Recorded data:
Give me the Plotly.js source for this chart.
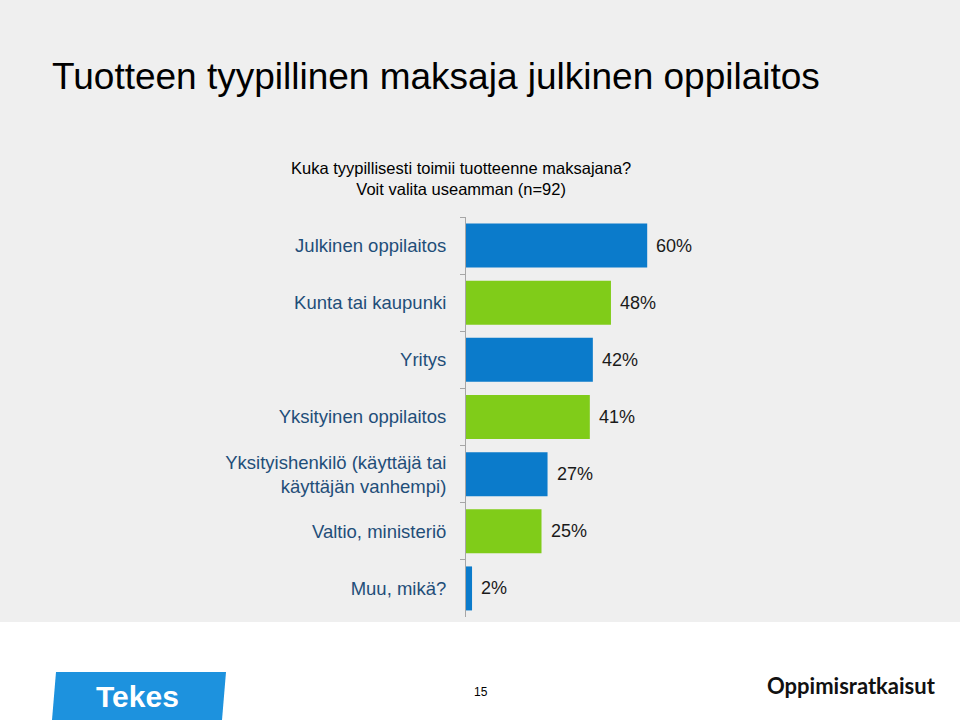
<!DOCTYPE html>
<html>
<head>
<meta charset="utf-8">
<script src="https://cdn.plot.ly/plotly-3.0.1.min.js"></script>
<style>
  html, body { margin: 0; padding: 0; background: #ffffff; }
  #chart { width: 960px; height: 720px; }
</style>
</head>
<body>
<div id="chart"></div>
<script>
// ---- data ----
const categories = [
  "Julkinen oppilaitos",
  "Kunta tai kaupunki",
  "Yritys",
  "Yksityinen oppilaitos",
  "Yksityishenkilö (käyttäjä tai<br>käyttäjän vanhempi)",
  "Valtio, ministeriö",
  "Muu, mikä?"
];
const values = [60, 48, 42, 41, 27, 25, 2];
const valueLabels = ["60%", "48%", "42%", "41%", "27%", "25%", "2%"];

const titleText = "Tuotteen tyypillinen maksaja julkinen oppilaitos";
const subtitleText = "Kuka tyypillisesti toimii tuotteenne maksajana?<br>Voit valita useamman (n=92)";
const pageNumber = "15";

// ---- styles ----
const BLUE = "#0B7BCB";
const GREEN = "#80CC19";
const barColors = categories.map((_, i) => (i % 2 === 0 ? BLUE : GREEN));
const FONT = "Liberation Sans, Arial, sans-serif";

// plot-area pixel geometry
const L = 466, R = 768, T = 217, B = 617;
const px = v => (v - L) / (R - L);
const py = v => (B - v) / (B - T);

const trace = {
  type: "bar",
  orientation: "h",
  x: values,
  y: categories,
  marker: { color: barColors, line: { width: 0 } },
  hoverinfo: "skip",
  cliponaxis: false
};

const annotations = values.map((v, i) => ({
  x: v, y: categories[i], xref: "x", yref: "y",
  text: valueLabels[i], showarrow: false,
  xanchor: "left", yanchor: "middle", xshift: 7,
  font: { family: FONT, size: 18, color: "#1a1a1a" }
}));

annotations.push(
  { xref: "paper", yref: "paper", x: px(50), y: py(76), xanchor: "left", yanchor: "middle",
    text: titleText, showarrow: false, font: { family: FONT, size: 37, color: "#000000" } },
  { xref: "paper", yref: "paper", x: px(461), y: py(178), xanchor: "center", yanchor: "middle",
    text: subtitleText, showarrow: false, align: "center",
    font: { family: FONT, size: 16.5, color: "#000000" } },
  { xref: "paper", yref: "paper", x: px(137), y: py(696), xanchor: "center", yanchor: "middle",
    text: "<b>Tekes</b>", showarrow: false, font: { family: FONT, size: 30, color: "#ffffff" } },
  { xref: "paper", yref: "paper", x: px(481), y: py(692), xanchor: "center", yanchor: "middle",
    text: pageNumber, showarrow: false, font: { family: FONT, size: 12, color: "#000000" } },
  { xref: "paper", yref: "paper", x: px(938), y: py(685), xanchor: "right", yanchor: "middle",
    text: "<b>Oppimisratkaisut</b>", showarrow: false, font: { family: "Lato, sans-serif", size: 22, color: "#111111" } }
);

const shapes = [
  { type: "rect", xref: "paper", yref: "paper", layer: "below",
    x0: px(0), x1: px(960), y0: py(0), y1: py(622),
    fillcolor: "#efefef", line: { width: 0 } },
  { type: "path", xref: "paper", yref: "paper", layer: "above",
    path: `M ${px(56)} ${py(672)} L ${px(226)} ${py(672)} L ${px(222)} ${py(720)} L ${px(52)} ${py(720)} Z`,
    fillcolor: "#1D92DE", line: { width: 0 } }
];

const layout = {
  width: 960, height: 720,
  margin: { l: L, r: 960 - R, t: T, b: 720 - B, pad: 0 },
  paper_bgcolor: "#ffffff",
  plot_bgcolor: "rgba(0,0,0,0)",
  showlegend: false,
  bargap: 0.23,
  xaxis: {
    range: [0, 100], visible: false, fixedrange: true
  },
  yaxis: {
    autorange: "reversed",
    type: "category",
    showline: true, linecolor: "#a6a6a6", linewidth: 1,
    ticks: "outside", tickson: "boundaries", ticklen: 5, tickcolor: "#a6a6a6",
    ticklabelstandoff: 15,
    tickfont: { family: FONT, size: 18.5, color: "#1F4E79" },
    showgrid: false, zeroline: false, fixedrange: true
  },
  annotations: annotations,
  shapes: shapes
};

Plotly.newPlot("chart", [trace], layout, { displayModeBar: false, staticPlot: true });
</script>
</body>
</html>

Task description: Copy every line that contains the string "chart".

Response for this exercise:
Give me the Plotly.js source for this chart.
  #chart { width: 960px; height: 720px; }
<div id="chart"></div>
Plotly.newPlot("chart", [trace], layout, { displayModeBar: false, staticPlot: true });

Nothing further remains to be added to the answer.